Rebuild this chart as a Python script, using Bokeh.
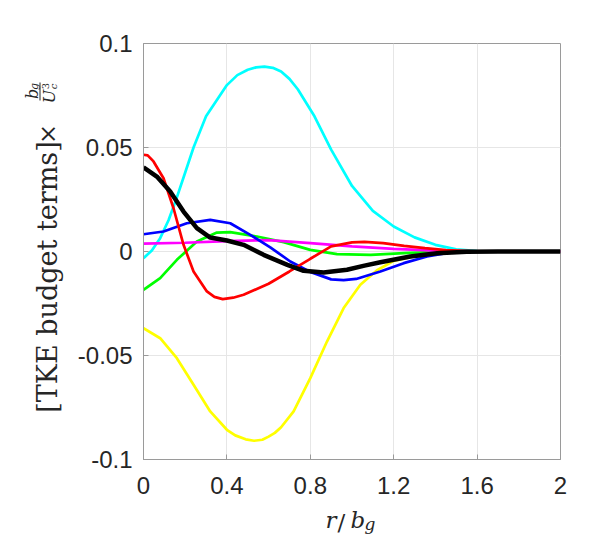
from bokeh.plotting import figure
from bokeh.models import FixedTicker, NumeralTickFormatter, Range1d
from bokeh.layouts import row, column
from bokeh.core.properties import value
from bokeh.embed import file_html
from bokeh.resources import INLINE

# ---------------- data ----------------
r_cyan = [0, 0.04, 0.08, 0.12, 0.16, 0.2, 0.24, 0.3, 0.4, 0.45, 0.5, 0.54, 0.58, 0.62, 0.66, 0.70, 0.74, 0.82, 0.9, 1.0, 1.1, 1.2, 1.3, 1.4, 1.5, 1.6, 1.8, 2.0]
v_cyan = [-0.0032, 0.0005, 0.0064, 0.015, 0.026, 0.038, 0.050, 0.065, 0.080, 0.0848, 0.0874, 0.0885, 0.0889, 0.0883, 0.0865, 0.083, 0.078, 0.065, 0.049, 0.0315, 0.0195, 0.012, 0.0068, 0.0032, 0.0010, 0.0002, 0, 0]

r_yellow = [0, 0.08, 0.16, 0.24, 0.32, 0.4, 0.44, 0.49, 0.53, 0.57, 0.6, 0.63, 0.66, 0.72, 0.8, 0.88, 0.96, 1.04, 1.12, 1.2, 1.3, 1.4, 1.5, 1.6, 1.8, 2.0]
v_yellow = [-0.0369, -0.0417, -0.0513, -0.0641, -0.0769, -0.0857, -0.0884, -0.0903, -0.091, -0.0905, -0.089, -0.0872, -0.0845, -0.0769, -0.0609, -0.0433, -0.0272, -0.016, -0.009, -0.0045, -0.0022, -0.0009, -0.0003, 0, 0, 0]

r_red = [0, 0.02, 0.048, 0.096, 0.144, 0.192, 0.24, 0.304, 0.34, 0.38, 0.43, 0.48, 0.6, 0.7, 0.8, 0.9, 1.0, 1.06, 1.15, 1.25, 1.35, 1.45, 1.6, 1.8, 2.0]
v_red = [0.0465, 0.0462, 0.0433, 0.0352, 0.0208, 0.0032, -0.0096, -0.0192, -0.0218, -0.0229, -0.0222, -0.0208, -0.0155, -0.0096, -0.0035, 0.0025, 0.0044, 0.0046, 0.0040, 0.0027, 0.0016, 0.0007, 0.0001, 0, 0]

r_blue = [0, 0.096, 0.208, 0.32, 0.416, 0.512, 0.608, 0.704, 0.8, 0.9, 0.96, 1.02, 1.136, 1.248, 1.36, 1.47, 1.6, 2.0]
v_blue = [0.0083, 0.0096, 0.0136, 0.0152, 0.0136, 0.008, 0.002, -0.0048, -0.0098, -0.0134, -0.0138, -0.0132, -0.0096, -0.0056, -0.0024, -0.0005, 0, 0]

r_green = [0, 0.08, 0.16, 0.256, 0.352, 0.416, 0.544, 0.672, 0.8, 0.928, 1.09, 1.25, 1.41, 1.6, 2.0]
v_green = [-0.0184, -0.0128, -0.004, 0.0048, 0.0091, 0.0093, 0.0072, 0.0045, 0.0008, -0.0013, -0.0016, -0.0008, -0.0002, 0, 0]

r_magenta = [0, 0.2, 0.4, 0.6, 0.8, 1.0, 1.2, 1.4, 1.6, 2.0]
v_magenta = [0.0038, 0.0042, 0.0050, 0.0055, 0.0040, 0.0025, 0.0013, 0.0004, 0, 0]

r_black = [0, 0.064, 0.128, 0.192, 0.256, 0.32, 0.4, 0.48, 0.576, 0.69, 0.768, 0.864, 0.976, 1.06, 1.136, 1.28, 1.408, 1.55, 1.7, 2.0]
v_black = [0.0404, 0.036, 0.0288, 0.0192, 0.0112, 0.0067, 0.0053, 0.0032, -0.0016, -0.0064, -0.0093, -0.0101, -0.0088, -0.0068, -0.0052, -0.0024, -0.0008, -0.0001, 0, 0]

x_ticks = [0, 0.4, 0.8, 1.2, 1.6, 2]
y_ticks = [-0.1, -0.05, 0, 0.05, 0.1]

AX = "#9a9a9a"
TXT = "#262626"
SERIF = "DejaVu Serif"

# ---------------- layout sizes (page pixels) ----------------
LEFT_W = 70                  # strip holding the y label
MAIN_W, MAIN_H = 529, 508
BT, BB = 43, 49              # top / bottom borders of the main plot
BOTTOM_H = 32                # strip holding the x label

# ---------------- main plot ----------------
p = figure(width=MAIN_W, height=MAIN_H, output_backend="svg", toolbar_location=None,
           x_range=Range1d(0, 2), y_range=Range1d(-0.1, 0.1),
           min_border_left=73, min_border_right=39, min_border_top=BT, min_border_bottom=BB)
p.background_fill_color = "white"
p.border_fill_color = "white"
p.outline_line_color = AX

for ax in (p.xaxis[0], p.yaxis[0]):
    ax.axis_line_color = AX
    ax.major_tick_line_color = AX
    ax.major_tick_in = 5
    ax.major_tick_out = 0
    ax.minor_tick_line_color = None
    ax.major_label_text_font = "Liberation Sans"
    ax.major_label_text_font_size = "24px"
    ax.major_label_text_color = TXT
p.xaxis.ticker = FixedTicker(ticks=x_ticks)
p.yaxis.ticker = FixedTicker(ticks=y_ticks)
p.xaxis.formatter = NumeralTickFormatter(format="0.[0]")
p.yaxis.formatter = NumeralTickFormatter(format="0.[00]")
p.xaxis.major_label_standoff = 17
p.yaxis.major_label_standoff = 11

p.xgrid.ticker = FixedTicker(ticks=x_ticks)
p.ygrid.ticker = FixedTicker(ticks=y_ticks)
p.grid.grid_line_color = "#e6e6e6"
p.grid.grid_line_width = 1

LW = 2.7
p.line(r_yellow, v_yellow, line_color="#ffff00", line_width=LW)
p.line(r_cyan, v_cyan, line_color="#00ffff", line_width=LW)
p.line(r_green, v_green, line_color="#00ff00", line_width=LW)
p.line(r_magenta, v_magenta, line_color="#ff00ff", line_width=LW)
p.line(r_blue, v_blue, line_color="#0000ff", line_width=LW)
p.line(r_red, v_red, line_color="#ff0000", line_width=LW)
p.line(r_black, v_black, line_color="#000000", line_width=4.5)

# ---------------- strips for the axis titles (y given as -page_y) ----------------
def strip(w, h, ytop, ybot):
    f = figure(width=w, height=h, output_backend="svg", toolbar_location=None, title=None,
               x_range=Range1d(0, w), y_range=Range1d(-ybot, -ytop),
               min_border=0, min_border_left=0, min_border_right=0,
               min_border_top=0, min_border_bottom=0)
    f.axis.visible = False
    f.grid.visible = False
    f.outline_line_color = None
    f.background_fill_color = "white"
    f.border_fill_color = "white"
    return f

# the row aligns this strip's frame with the main plot's frame (page y 43..459)
yl = strip(LEFT_W, MAIN_H, BT, MAIN_H - BB)
xl = strip(LEFT_W + MAIN_W, BOTTOM_H, MAIN_H, MAIN_H + BOTTOM_H)

def txt(f, s, x, py, size, style="normal", angle=0, align="left", baseline="alphabetic"):
    f.text(x=[x], y=[-py], text=[s], text_font=value(SERIF), text_font_size=size,
           text_font_style=style, text_color=TXT, angle=angle, angle_units="deg",
           text_align=align, text_baseline=baseline)

# y label: [TKE budget terms] x b_g / U_c^3 (rotated)
txt(yl, "[TKE budget terms]", 47, 276.5, "27px", "normal", 90, "center", "middle")
txt(yl, "\u00d7", 47.5, 133.5, "24px", "normal", 90, "center", "middle")
txt(yl, "b", 32, 93.5, "16px", "italic", 90, "center", "middle")
txt(yl, "g", 34, 86, "11px", "italic", 90, "center", "middle")
yl.segment(x0=[39.5], y0=[-82], x1=[39.5], y1=[-100], line_color=TXT, line_width=1)
txt(yl, "U", 49, 96, "16px", "italic", 90, "center", "middle")
txt(yl, "3", 44.5, 85.5, "10px", "normal", 90, "center", "middle")
txt(yl, "c", 53, 86, "10px", "italic", 90, "center", "middle")

# x label: r/b_g
txt(xl, "r", 325, 519, "23px", "italic")
txt(xl, "/", 337, 521, "23px", "normal")
txt(xl, "b", 350, 519, "23px", "italic")
txt(xl, "g", 364, 523, "17px", "italic")

layout = column(row(yl, p), xl)
open("out.html", "w").write(file_html(layout, INLINE))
--
Skip the pictures and restate exactly the lines from the beginning of the listing to the line with "-0.0003, 0, 0, 0]", that line included.

Rebuild this chart as a Python script, using Bokeh.
from bokeh.plotting import figure
from bokeh.models import FixedTicker, NumeralTickFormatter, Range1d
from bokeh.layouts import row, column
from bokeh.core.properties import value
from bokeh.embed import file_html
from bokeh.resources import INLINE

# ---------------- data ----------------
r_cyan = [0, 0.04, 0.08, 0.12, 0.16, 0.2, 0.24, 0.3, 0.4, 0.45, 0.5, 0.54, 0.58, 0.62, 0.66, 0.70, 0.74, 0.82, 0.9, 1.0, 1.1, 1.2, 1.3, 1.4, 1.5, 1.6, 1.8, 2.0]
v_cyan = [-0.0032, 0.0005, 0.0064, 0.015, 0.026, 0.038, 0.050, 0.065, 0.080, 0.0848, 0.0874, 0.0885, 0.0889, 0.0883, 0.0865, 0.083, 0.078, 0.065, 0.049, 0.0315, 0.0195, 0.012, 0.0068, 0.0032, 0.0010, 0.0002, 0, 0]

r_yellow = [0, 0.08, 0.16, 0.24, 0.32, 0.4, 0.44, 0.49, 0.53, 0.57, 0.6, 0.63, 0.66, 0.72, 0.8, 0.88, 0.96, 1.04, 1.12, 1.2, 1.3, 1.4, 1.5, 1.6, 1.8, 2.0]
v_yellow = [-0.0369, -0.0417, -0.0513, -0.0641, -0.0769, -0.0857, -0.0884, -0.0903, -0.091, -0.0905, -0.089, -0.0872, -0.0845, -0.0769, -0.0609, -0.0433, -0.0272, -0.016, -0.009, -0.0045, -0.0022, -0.0009, -0.0003, 0, 0, 0]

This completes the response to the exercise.